begin Source excerpt
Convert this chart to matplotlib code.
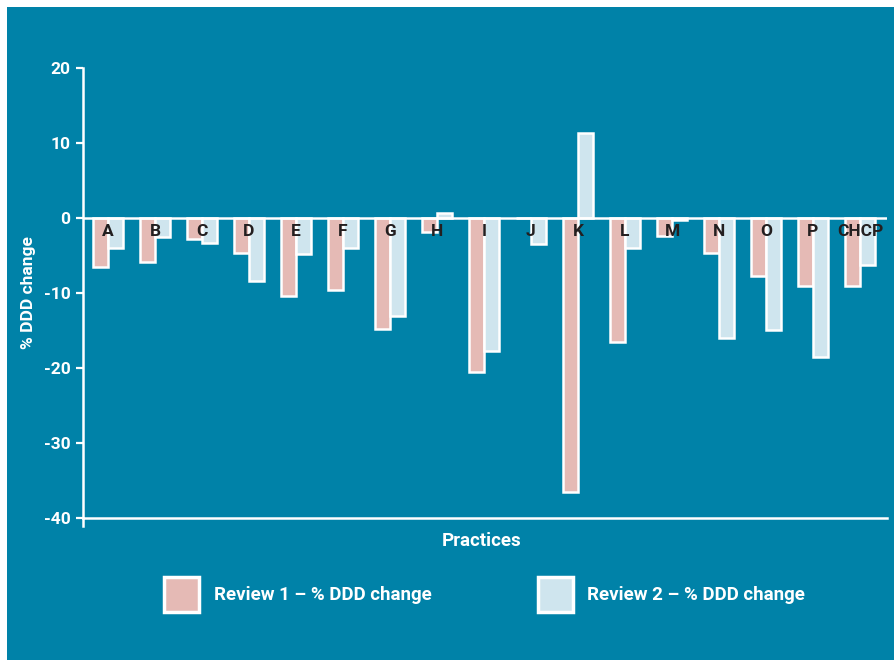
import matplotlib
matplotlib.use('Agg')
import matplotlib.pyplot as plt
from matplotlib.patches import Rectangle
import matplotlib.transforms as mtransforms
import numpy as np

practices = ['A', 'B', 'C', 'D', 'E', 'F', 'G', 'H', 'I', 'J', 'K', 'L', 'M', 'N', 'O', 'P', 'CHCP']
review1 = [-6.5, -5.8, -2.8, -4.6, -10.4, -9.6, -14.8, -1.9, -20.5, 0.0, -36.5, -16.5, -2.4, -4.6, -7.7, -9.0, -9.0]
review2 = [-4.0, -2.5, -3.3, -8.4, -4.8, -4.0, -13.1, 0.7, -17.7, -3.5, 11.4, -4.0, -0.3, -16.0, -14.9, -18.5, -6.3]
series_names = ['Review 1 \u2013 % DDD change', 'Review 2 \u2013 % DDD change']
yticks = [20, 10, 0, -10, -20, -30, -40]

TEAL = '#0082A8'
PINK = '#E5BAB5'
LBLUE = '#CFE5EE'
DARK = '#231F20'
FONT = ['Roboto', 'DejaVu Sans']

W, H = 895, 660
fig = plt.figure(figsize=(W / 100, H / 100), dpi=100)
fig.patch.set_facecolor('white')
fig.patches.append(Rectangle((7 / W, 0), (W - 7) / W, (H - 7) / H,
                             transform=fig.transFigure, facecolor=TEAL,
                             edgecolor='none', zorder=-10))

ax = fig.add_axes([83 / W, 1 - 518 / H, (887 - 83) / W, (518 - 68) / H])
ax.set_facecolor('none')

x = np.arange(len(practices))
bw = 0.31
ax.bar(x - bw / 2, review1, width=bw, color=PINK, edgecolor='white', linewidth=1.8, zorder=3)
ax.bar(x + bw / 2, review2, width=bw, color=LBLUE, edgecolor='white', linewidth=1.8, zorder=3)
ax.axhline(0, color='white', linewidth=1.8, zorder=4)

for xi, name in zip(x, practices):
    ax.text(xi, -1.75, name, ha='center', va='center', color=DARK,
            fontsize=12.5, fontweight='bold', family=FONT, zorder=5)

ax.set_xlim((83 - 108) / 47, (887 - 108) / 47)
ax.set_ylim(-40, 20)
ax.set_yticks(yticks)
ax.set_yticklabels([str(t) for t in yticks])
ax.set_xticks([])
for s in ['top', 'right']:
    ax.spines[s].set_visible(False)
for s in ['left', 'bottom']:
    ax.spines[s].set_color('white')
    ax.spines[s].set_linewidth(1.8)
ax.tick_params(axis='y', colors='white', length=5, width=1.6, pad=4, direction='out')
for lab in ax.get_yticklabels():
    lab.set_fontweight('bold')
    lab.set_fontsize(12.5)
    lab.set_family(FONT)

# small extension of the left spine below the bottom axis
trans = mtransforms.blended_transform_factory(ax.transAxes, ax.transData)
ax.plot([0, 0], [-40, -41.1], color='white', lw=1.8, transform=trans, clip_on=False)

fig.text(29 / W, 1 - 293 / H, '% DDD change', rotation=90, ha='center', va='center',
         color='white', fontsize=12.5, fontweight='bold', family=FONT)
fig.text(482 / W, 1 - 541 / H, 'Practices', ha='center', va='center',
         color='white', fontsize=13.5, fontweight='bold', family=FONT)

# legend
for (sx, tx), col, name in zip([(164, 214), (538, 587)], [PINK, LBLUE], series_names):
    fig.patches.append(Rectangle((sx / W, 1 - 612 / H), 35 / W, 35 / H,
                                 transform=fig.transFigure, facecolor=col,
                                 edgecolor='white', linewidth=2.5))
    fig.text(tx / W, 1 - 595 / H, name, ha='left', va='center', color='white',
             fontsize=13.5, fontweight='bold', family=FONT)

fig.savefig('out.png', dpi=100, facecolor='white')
end Source excerpt
What to produce.
Tally the lines that hold the string "matplotlib" and state the total, nothing more.

Response.
6